**Extracted data**
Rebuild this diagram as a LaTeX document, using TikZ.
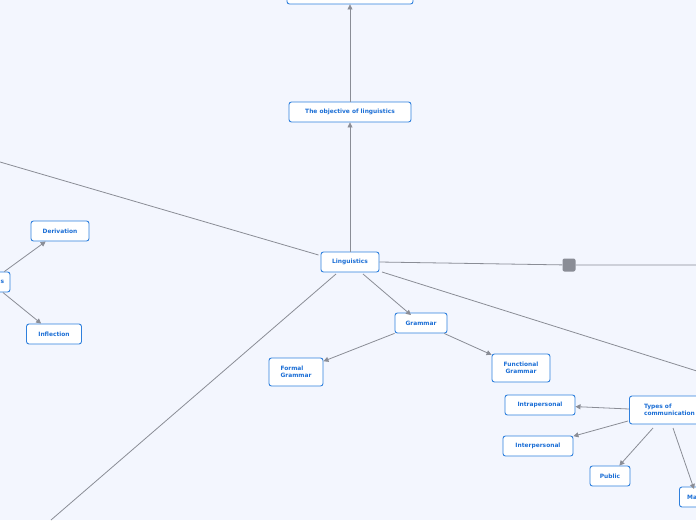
---
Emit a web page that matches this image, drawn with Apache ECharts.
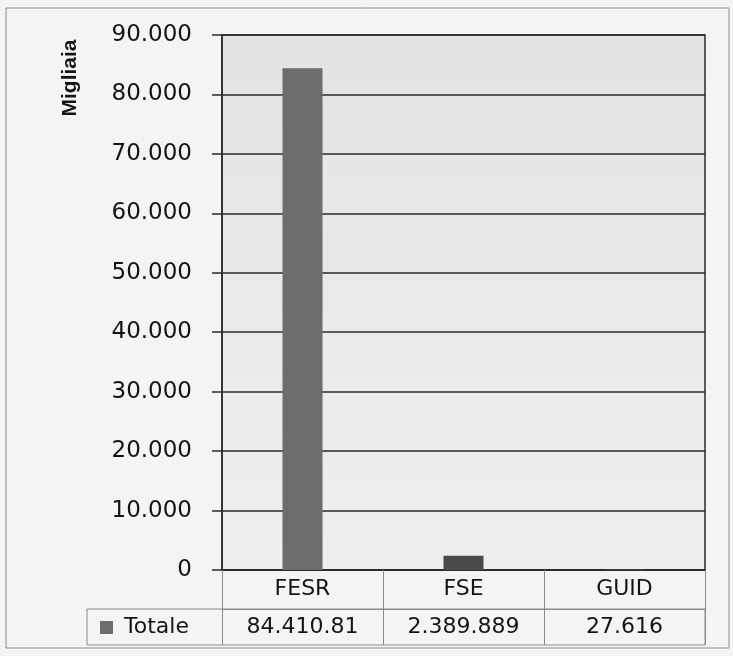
...
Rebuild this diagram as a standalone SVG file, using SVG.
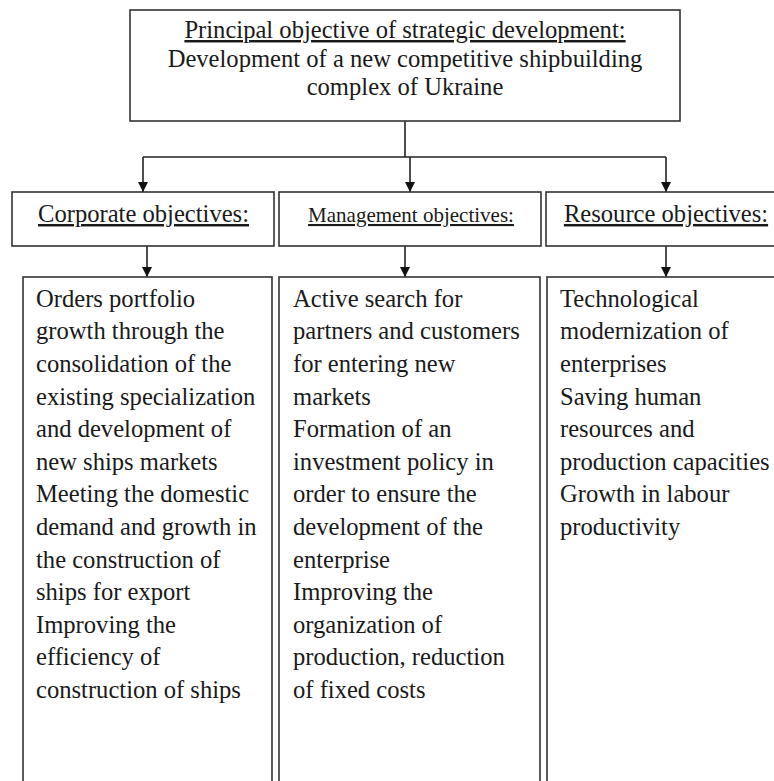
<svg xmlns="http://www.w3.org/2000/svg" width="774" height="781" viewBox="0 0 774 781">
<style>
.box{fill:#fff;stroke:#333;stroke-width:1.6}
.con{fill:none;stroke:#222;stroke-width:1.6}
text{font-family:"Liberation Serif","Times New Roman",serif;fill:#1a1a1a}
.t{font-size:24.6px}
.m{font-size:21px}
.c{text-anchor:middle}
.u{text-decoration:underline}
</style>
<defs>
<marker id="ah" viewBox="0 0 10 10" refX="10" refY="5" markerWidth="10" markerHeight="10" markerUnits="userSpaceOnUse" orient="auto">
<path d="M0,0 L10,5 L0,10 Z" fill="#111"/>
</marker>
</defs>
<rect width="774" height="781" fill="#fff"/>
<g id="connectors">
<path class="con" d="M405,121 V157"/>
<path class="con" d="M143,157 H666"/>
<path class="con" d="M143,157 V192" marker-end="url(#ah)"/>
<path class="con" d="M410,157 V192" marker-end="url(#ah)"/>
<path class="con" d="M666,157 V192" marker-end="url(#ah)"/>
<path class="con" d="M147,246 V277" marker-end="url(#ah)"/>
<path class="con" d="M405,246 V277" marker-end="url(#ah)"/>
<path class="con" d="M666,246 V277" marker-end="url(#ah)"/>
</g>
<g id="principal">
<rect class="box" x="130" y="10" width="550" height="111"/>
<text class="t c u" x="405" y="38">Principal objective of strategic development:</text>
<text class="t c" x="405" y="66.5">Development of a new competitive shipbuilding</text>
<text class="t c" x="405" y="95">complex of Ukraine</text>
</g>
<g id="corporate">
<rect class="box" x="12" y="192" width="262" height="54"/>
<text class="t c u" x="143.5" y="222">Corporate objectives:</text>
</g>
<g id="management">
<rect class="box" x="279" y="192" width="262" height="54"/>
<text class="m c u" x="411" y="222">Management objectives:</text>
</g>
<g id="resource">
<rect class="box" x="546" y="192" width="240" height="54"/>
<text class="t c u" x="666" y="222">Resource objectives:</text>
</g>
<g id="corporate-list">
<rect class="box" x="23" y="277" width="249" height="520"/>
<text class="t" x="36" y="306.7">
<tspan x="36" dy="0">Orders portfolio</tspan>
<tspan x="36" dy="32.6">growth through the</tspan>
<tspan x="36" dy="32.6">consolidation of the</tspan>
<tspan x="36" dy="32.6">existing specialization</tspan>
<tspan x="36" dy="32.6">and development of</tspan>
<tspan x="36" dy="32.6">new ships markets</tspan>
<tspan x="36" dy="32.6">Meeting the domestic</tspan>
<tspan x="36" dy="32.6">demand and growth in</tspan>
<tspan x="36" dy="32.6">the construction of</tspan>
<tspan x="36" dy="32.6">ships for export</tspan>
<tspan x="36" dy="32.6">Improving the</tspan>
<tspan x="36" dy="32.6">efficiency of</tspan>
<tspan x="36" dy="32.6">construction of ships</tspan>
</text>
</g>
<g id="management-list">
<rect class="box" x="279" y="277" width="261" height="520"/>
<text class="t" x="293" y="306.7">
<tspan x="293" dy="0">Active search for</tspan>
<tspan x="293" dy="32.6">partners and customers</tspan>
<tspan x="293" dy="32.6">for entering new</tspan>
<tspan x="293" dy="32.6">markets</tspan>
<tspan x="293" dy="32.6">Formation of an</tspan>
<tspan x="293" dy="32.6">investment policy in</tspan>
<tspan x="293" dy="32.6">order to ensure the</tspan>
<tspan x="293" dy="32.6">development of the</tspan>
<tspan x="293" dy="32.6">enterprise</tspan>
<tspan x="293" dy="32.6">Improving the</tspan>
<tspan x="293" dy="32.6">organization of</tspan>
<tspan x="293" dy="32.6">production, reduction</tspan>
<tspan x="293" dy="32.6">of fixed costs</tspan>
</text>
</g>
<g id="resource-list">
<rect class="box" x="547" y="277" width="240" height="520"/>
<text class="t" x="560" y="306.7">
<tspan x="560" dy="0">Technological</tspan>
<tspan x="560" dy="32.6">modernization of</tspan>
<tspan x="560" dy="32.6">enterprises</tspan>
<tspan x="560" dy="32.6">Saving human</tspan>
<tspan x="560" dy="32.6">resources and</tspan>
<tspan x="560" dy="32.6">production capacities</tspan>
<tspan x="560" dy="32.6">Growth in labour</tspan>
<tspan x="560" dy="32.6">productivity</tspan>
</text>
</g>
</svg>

**Requirement**
Copy out all lines where the word "using" appears.

**Answer to this task**
Rebuild this diagram as a LaTeX document, using TikZ.
Rebuild this diagram as a standalone SVG file, using SVG.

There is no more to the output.